Later, at CBS Sports, I was part of teams that livestreamed the Super Bowl, created dozens of daily video segments and produced digital-only documentaries while also going hands-on with dozens of CBS brand social-media accounts. And at SportsManias, I helped a start-up innovate through Artificial Intelligence-driven social curation and mobile-messaging with animated emojis to create new revenue streams and become the fastest-growing sports app in the U.S.

All of that prepared me for my new role at Influencer (INFLCR).

When I first saw CEO Jim Cavale’s story  — in my Facebook timeline, of course — I saw the vision for the opportunity I was looking to achieve as I was relocating from Florida back to Alabama, my home state. The vision for INFLCR is simple: We exist to serve storytellers. And on social media, we’re ALL storytellers. A lot of attention is rightfully placed on the challenges in the media industry today, but here’s a truth: There’s never been a better time to be a storyteller. We have amazing tools with which to tell and share those stories and to be more immediate, intimate and essential to the audience that wants to connect where they live — on their mobile devices.

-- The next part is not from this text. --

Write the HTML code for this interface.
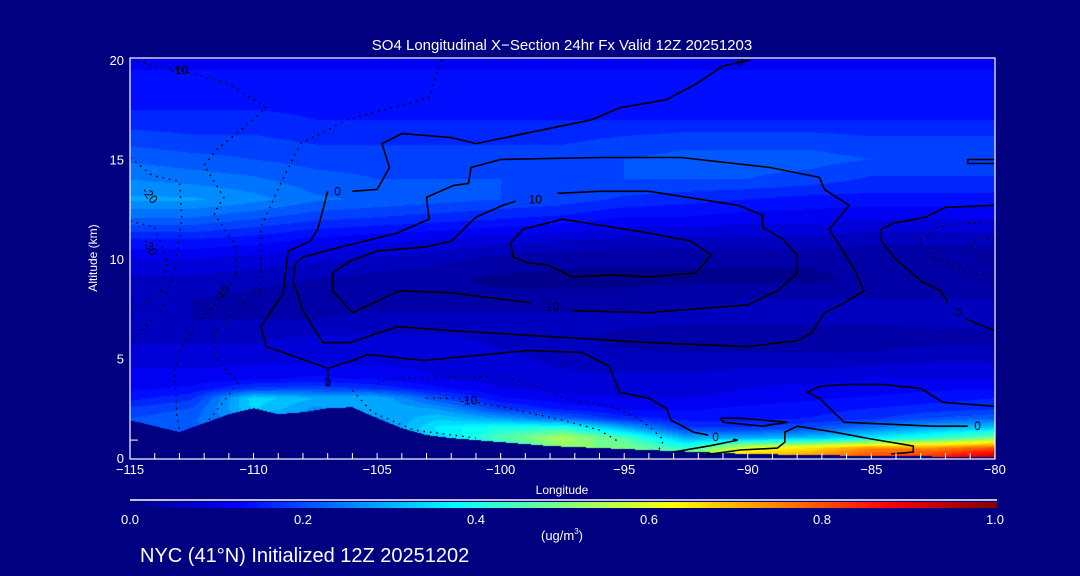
<!DOCTYPE html>
<html><head><meta charset="utf-8">
<style>
html,body{margin:0;padding:0;background:#000080;}
#wrap{position:relative;width:1080px;height:576px;overflow:hidden;background:#000080;font-family:"Liberation Sans",sans-serif;}
#field{position:absolute;left:130px;top:58px;}
#ov{position:absolute;left:0;top:0;}
</style></head>
<body>
<div id="wrap">
<canvas id="field" width="865" height="400"></canvas>
<svg id="ov" width="1080" height="576" xmlns="http://www.w3.org/2000/svg">
<defs><linearGradient id="jet" x1="0" x2="1" y1="0" y2="0">
<stop offset="0" stop-color="#000080"/><stop offset="0.125" stop-color="#0000ff"/><stop offset="0.375" stop-color="#00ffff"/><stop offset="0.625" stop-color="#ffff00"/><stop offset="0.875" stop-color="#ff0000"/><stop offset="1" stop-color="#800000"/></linearGradient></defs>
<text x="562" y="50" fill="#fff" font-size="15" text-anchor="middle">SO4 Longitudinal X−Section 24hr  Fx Valid 12Z 20251203</text>
<g id="contours"></g>
<g id="clabels"></g>
<rect x="130" y="58" width="865" height="401" fill="none" stroke="#fff" stroke-width="1.2"/>
<g id="xaxis"></g>
<g id="yaxis"></g>
<text x="562" y="494" fill="#fff" font-size="12" text-anchor="middle">Longitude</text>
<text x="97" y="258" fill="#fff" font-size="12" text-anchor="middle" transform="rotate(-90 97 258)">Altitude (km)</text>
<line x1="130" y1="500" x2="997" y2="500" stroke="#fff" stroke-width="1.5"/>
<rect x="130" y="502" width="867" height="6" fill="url(#jet)"/>
<g id="cbar"></g>
<text x="562" y="540" fill="#fff" font-size="13" text-anchor="middle">(ug/m<tspan font-size="8" dy="-6">3</tspan><tspan dy="6">)</tspan></text>
<text x="140" y="562" fill="#fff" font-size="20">NYC (41°N) Initialized 12Z 20251202</text>
</svg>
</div>
<script>
const lons = [-115,-112.5,-110,-107.5,-105,-102.5,-100,-97.5,-95,-92.5,-90,-87.5,-85,-82.5,-80];
const alts = [20,19,18,17,16,15,14,13,12,11,10,9,8,7,6,5,4,3.5,3,2.5,2,1.5,1,0.5,0];
const conc = [
[.12,.12,.12,.12,.12,.12,.12,.12,.12,.12,.12,.12,.12,.12,.12],
[.13,.13,.13,.13,.13,.13,.13,.13,.13,.13,.13,.13,.13,.13,.13],
[.14,.14,.14,.14,.14,.14,.14,.14,.14,.14,.14,.14,.14,.14,.14],
[.16,.16,.16,.15,.15,.15,.15,.15,.15,.15,.15,.15,.15,.15,.15],
[.19,.18,.18,.17,.17,.17,.17,.17,.18,.19,.19,.19,.18,.18,.18],
[.22,.21,.2,.19,.19,.19,.19,.19,.2,.21,.21,.21,.2,.2,.2],
[.25,.24,.23,.21,.2,.2,.2,.2,.2,.2,.2,.19,.17,.17,.17],
[.28,.28,.26,.23,.22,.21,.2,.19,.17,.16,.15,.14,.14,.14,.14],
[.22,.22,.2,.18,.17,.16,.15,.14,.12,.12,.11,.11,.1,.1,.1],
[.15,.15,.14,.12,.11,.1,.09,.08,.07,.07,.07,.07,.06,.06,.06],
[.1,.1,.09,.08,.07,.06,.04,.03,.03,.03,.03,.03,.03,.03,.03],
[.07,.07,.06,.05,.04,.03,.02,.02,.02,.02,.02,.02,.03,.03,.03],
[.05,.05,.04,.03,.03,.03,.03,.03,.03,.04,.05,.05,.05,.05,.05],
[.05,.05,.05,.05,.06,.06,.06,.06,.06,.06,.06,.06,.06,.06,.06],
[.07,.07,.07,.08,.08,.08,.07,.06,.04,.03,.03,.03,.03,.04,.04],
[.09,.09,.09,.09,.09,.09,.08,.07,.06,.06,.06,.06,.06,.07,.07],
[.11,.11,.12,.13,.12,.1,.09,.08,.08,.08,.09,.09,.1,.1,.1],
[.12,.13,.18,.19,.17,.13,.1,.09,.09,.09,.1,.11,.11,.12,.12],
[.14,.17,.34,.3,.3,.2,.13,.11,.1,.1,.11,.12,.13,.14,.15],
[.18,.2,.33,.27,.3,.27,.18,.14,.12,.12,.13,.14,.15,.16,.17],
[.2,.22,.28,.25,.27,.32,.28,.22,.16,.14,.14,.15,.17,.2,.22],
[.2,.22,.25,.25,.25,.36,.4,.42,.3,.18,.18,.2,.25,.3,.33],
[.2,.22,.25,.25,.25,.33,.45,.55,.45,.3,.3,.32,.36,.42,.5],
[.2,.22,.25,.25,.25,.3,.4,.5,.5,.42,.6,.65,.74,.74,.8],
[.2,.22,.25,.25,.25,.3,.35,.45,.5,.55,.7,.75,.82,.85,.95]];
const terrainLons = [-115,-114,-113,-112,-111,-110,-109,-108,-107,-106,-105,-104,-103,-102,-101,-100,-99,-98,-97,-96,-95,-94,-93,-92,-91,-90,-89,-88,-87,-86,-85,-84,-83,-82,-81,-80];
const terrainAlt = [1.9,1.6,1.3,1.75,2.2,2.5,2.2,2.3,2.5,2.55,2.0,1.5,1.15,1.0,0.9,0.8,0.7,0.6,0.55,0.5,0.45,0.4,0.35,0.3,0.25,0.2,0.18,0.16,0.14,0.12,0.1,0.09,0.08,0.07,0.06,0.05];
const xTicks = [-115,-110,-105,-100,-95,-90,-85,-80];
const yTicks = [0,5,10,15,20];
const cbarTicks = [0.0,0.2,0.4,0.6,0.8,1.0];

const X = lon => 130 + (lon + 115) * 24.71;
const Y = alt => 458 - alt * 19.9;
const C = v => 130 + v * 865;

function jet(t){const c=x=>Math.max(0,Math.min(1,x));return [c(1.5-Math.abs(4*t-3)),c(1.5-Math.abs(4*t-2)),c(1.5-Math.abs(4*t-1))].map(v=>Math.round(v*255));}
function terrainAt(lon){for(let i=0;i<terrainLons.length-1;i++){if(lon<=terrainLons[i+1]){const f=(lon-terrainLons[i])/(terrainLons[i+1]-terrainLons[i]);return terrainAlt[i]+f*(terrainAlt[i+1]-terrainAlt[i]);}}return terrainAlt[terrainAlt.length-1];}
function valueAt(lon,alt){
  let fi=(lon-lons[0])/(lons[1]-lons[0]);fi=Math.max(0,Math.min(lons.length-1.0001,fi));const i=Math.floor(fi),fx=fi-i;
  let j=0;while(j<alts.length-2&&alt<alts[j+1])j++;
  const fy=Math.max(0,Math.min(1,(alts[j]-alt)/(alts[j]-alts[j+1])));
  const a=conc[j][i]*(1-fx)+conc[j][i+1]*fx,b=conc[j+1][i]*(1-fx)+conc[j+1][i+1]*fx;
  return a*(1-fy)+b*fy;
}
(function(){
  const cv=document.getElementById('field'),ctx=cv.getContext('2d');
  const W=cv.width,H=cv.height,img=ctx.createImageData(W,H);
  for(let j=0;j<H;j++){for(let i=0;i<W;i++){
    const lon=-115+(i+0.5)/24.71, alt=(H-j-0.5)/19.9;
    let v=0;
    if(alt>=terrainAt(lon)){v=valueAt(lon,alt);v=Math.floor(v/0.025)*0.025+0.0125;}
    const c=jet(Math.max(0,Math.min(1,v)));const k=(j*W+i)*4;
    img.data[k]=c[0];img.data[k+1]=c[1];img.data[k+2]=c[2];img.data[k+3]=255;}}
  ctx.putImageData(img,0,0);
})();

const solidContours = [
[[-89.9,20.0],[-91.0,19.7],[-92.1,18.8],[-93.3,18.0],[-95.2,17.6],[-96.3,17.0],[-101.0,15.8],[-102.0,16.1],[-104.0,16.3],[-104.8,15.8],[-104.5,14.6],[-105.0,13.5],[-106.0,13.4]],
[[-107.0,13.4],[-107.4,11.5],[-107.7,10.9],[-108.6,10.4],[-108.8,8.3],[-109.7,6.6],[-109.5,5.6],[-108.8,5.3],[-107.0,4.5],[-107.0,3.6]],
[[-107.0,4.5],[-106.0,4.9],[-105.4,5.2],[-103.1,4.9],[-98.9,5.4],[-96.7,5.3],[-95.6,4.6],[-95.2,3.3],[-94.0,3.0],[-93.3,2.5],[-93.1,1.9],[-92.2,1.3],[-91.6,1.15]],
[[-90.6,0.95],[-90.4,0.9],[-91.6,0.6],[-93.0,0.3]],
[[-96.0,15.1],[-100.0,15.0],[-101.2,14.6],[-101.3,13.8],[-101.9,13.7],[-103.0,13.1],[-102.9,12.0],[-104.2,11.3],[-106.5,10.6],[-108.0,10.1],[-108.3,9.8],[-108.4,8.9],[-108.0,7.4],[-107.2,5.8],[-106.1,5.8],[-104.2,6.6],[-102.0,6.4],[-94.0,5.8],[-90.0,5.6],[-88.0,5.9],[-87.4,6.3],[-86.9,7.3],[-86.1,7.8],[-85.3,8.4],[-85.7,9.5],[-86.7,11.5],[-86.1,12.4],[-85.9,12.7],[-86.9,13.5],[-87.1,14.1],[-89.1,14.6],[-92.7,15.1],[-96.0,15.1]],
[[-94.0,13.4],[-96.0,13.4],[-97.7,13.3]],
[[-99.4,12.9],[-99.9,12.7],[-101.0,12.1],[-102.0,10.9],[-103.1,10.6],[-105.0,10.4],[-106.1,9.9],[-106.8,9.3],[-106.8,8.4],[-106.0,7.3],[-104.1,8.4],[-102.0,8.3],[-98.8,7.8]],
[[-97.1,7.4],[-94.0,7.3],[-90.0,7.7],[-88.8,8.4],[-88.0,9.3],[-88.0,10.2],[-88.6,11.0],[-89.4,11.6],[-89.4,12.2],[-90.4,12.7],[-94.0,13.4]],
[[-94.0,11.3],[-97.5,12.0],[-99.1,11.5],[-99.6,10.8],[-99.5,10.1],[-98.9,9.8],[-98.1,9.7],[-97.1,9.1],[-95.5,9.2],[-94.0,9.1],[-92.1,9.3],[-91.5,10.2],[-92.3,10.9],[-94.0,11.3]],
[[-80.0,12.7],[-82.0,12.6],[-82.8,12.1],[-84.1,11.8],[-84.6,11.5],[-84.6,10.9],[-84.1,10.1],[-83.0,8.9],[-82.2,8.4],[-81.9,7.8]],
[[-81.2,7.0],[-80.0,6.4]],
[[-80.0,15.0],[-81.1,15.0],[-81.1,14.8],[-80.0,14.8]],
[[-80.0,2.6],[-82.1,2.8],[-83.0,3.5],[-84.6,3.7],[-86.0,3.7],[-87.1,3.6],[-87.6,3.3],[-87.1,3.0],[-86.1,1.8],[-82.5,1.6],[-81.1,1.6]],
[[-91.1,2.0],[-91.0,1.8],[-89.4,1.6],[-88.4,1.8],[-90.3,2.0],[-91.1,2.0]],
[[-91.8,0.15],[-90.3,0.4],[-88.8,0.5],[-88.5,0.8],[-88.5,1.3],[-88.0,1.6],[-86.5,1.3],[-85.2,1.0],[-83.3,0.6],[-83.3,0.3],[-84.2,0.2]]
];
const dottedContours = [
[[-114.7,19.9],[-113.0,19.5],[-111.0,18.8],[-109.5,17.6],[-110.4,16.6],[-111.5,15.5],[-112.0,14.7],[-111.2,13.1],[-111.6,12.3],[-110.7,10.6],[-110.7,9.3],[-111.1,8.3],[-112.2,6.9],[-113.0,5.4],[-113.2,4.4],[-113.1,2.1],[-113.0,1.4]],
[[-102.4,20.0],[-102.9,18.1],[-106.2,17.0],[-108.1,15.8],[-108.9,13.8],[-109.7,11.6],[-109.7,8.6],[-111.6,6.3],[-111.6,5.1],[-110.6,3.8],[-112.0,1.6]],
[[-115,15.1],[-114.1,14.2],[-113.0,13.9],[-112.9,12.0],[-113.2,9.4],[-113.7,7.5],[-115,5.8]],
[[-115,11.9],[-114.0,11.6],[-113.5,9.9],[-113.8,8.2],[-115,7.3]],
[[-105.0,3.7],[-104.5,4.0],[-100.1,4.1],[-98.9,3.8],[-97.5,3.0],[-95.5,2.6],[-94.6,2.1],[-94.0,1.6],[-93.4,0.9],[-93.6,0.4]],
[[-103.0,3.0],[-101.8,3.0],[-100.6,2.7],[-99.3,2.4],[-97.5,1.9],[-96.0,1.4],[-95.2,0.8]],
[[-106.0,3.4],[-105.2,2.3],[-103.5,1.4],[-101.0,1.0]],
[[-80,11.8],[-81.1,11.8],[-82.3,11.6],[-83.1,10.9],[-82.5,10.1],[-81.1,9.3],[-80,9.1]],
[[-80,11.0],[-80.5,11.0],[-81.0,10.8],[-80.7,10.1],[-80,9.8]]
];
const labelText = ['0','10','10','0','0','0','0','-10','-20','-30','-10','-10','0'];
const labelLon = [-106.6,-98.6,-97.9,-91.3,-90.3,-81.5,-80.7,-113.0,-114.2,-114.2,-111.3,-101.3,-107.0];
const labelAlt = [13.4,13.0,7.6,1.05,19.9,7.3,1.6,19.5,13.2,10.6,8.3,2.9,3.8];
const labelRot = [0,0,0,0,0,0,0,0,50,60,-45,0,0];

const NS='http://www.w3.org/2000/svg';
function mk(tag,attrs,parent){const e=document.createElementNS(NS,tag);for(const k in attrs)e.setAttribute(k,attrs[k]);parent.appendChild(e);return e;}
const cg=document.getElementById('contours');
solidContours.forEach(c=>{
  const p=mk('polyline',{points:c.map(q=>X(q[0]).toFixed(1)+','+Y(q[1]).toFixed(1)).join(' '),fill:'none',stroke:'#000','stroke-width':1.6},cg);
  
  
});
dottedContours.forEach(c=>{
  const p=mk('polyline',{points:c.map(q=>X(q[0]).toFixed(1)+','+Y(q[1]).toFixed(1)).join(' '),fill:'none',stroke:'#000','stroke-width':1.4,'stroke-dasharray':'1.5 5'},cg);
  
  
});
const lg=document.getElementById('clabels');
labelText.forEach((t,i)=>{
  const x=X(labelLon[i]),y=Y(labelAlt[i]);
  const e=mk('text',{x:x,y:y+4,fill:'#000','font-size':12,'text-anchor':'middle',transform:'rotate('+labelRot[i]+' '+x+' '+y+')'},lg);
  e.textContent=t;
  
  
});
const xg=document.getElementById('xaxis');
for(let lon=-115;lon<=-80;lon++){
  const t=mk('line',{x1:X(lon),x2:X(lon),y1:459,y2:453,stroke:'#fff','stroke-width':1},xg);
  
  
}
xTicks.forEach(v=>{
  const e=mk('text',{x:X(v),y:474,fill:'#fff','font-size':13,'text-anchor':'middle'},xg);
  e.textContent=(v<0?'−':'')+Math.abs(v);
  
  
});
const yg=document.getElementById('yaxis');
yTicks.forEach(v=>{
  const e=mk('text',{x:124,y:Y(v)+5,fill:'#fff','font-size':13,'text-anchor':'end'},yg);
  e.textContent=v;
  
  
});
const tk=mk('line',{x1:130,x2:138,y1:Y(0.9),y2:Y(0.9),stroke:'#fff','stroke-width':1},yg);


const cb=document.getElementById('cbar');
cbarTicks.forEach(v=>{
  const e=mk('text',{x:C(v),y:524,fill:'#fff','font-size':13,'text-anchor':'middle'},cb);
  e.textContent=v.toFixed(1);
  
  
});
</script>
</body></html>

It’s a powerful opportunity. As I often say, “If you’re not in their phone, you’re not in their lives.”

In my role as INFLCR’s director of business development, I help teams, leagues and athletes share their stories through software that allows them to effectively and efficiently store, share and distribute their digital assets to their brand ambassadors — and then track the collective lift of all of those coaches, athletes, recruits, alumni and perhaps even sponsors or fans.

It’s an awesome product — one I could only imagine back in my days in media when our idea of distributing content to *our* ambassadors (reporters and on-air talent) typically meant texting them the image and begging them to post it.

There’s a better way — the INFLCR way!

Jim’s track record as an entrepreneur is proven, so it shouldn’t be surprising that he’s building an impressive team. At the same time he brought me on with 20-plus years of leadership in media and digital operations, he added NBC Universal veteran Liz Ballard as VP of Client Services. Between us, that’s 35-plus years of high-level experience in sports media/technology, and we bring into the room a lot of creative energy, ideas and passion for how the INFLCR product can help connect sports fans to the teams, leagues and athletes they love.

I began my sports media career as a teenager; I covered my first Iron Bowl as a sports reporter before I took my first college journalism class. I’ve been fortunate to bridge the transition from old-school print to modern technology. I never imagined that one day I’d report news on a phone 140 characters at a time, or that I’d someday share the NCAA Tournament bracket with the world in real-time with the press of a key. I got to do all of those things. And if you’d have told me back in 1987 that I’d grow up to be an emoji salesman, I’d first have asked you, “what’s an emoji?” I did that, too.

Now, with INFLCR, I get to go back to my roots — helping people share their sports stories with the world — with the most awesome tools. This is going to be fun.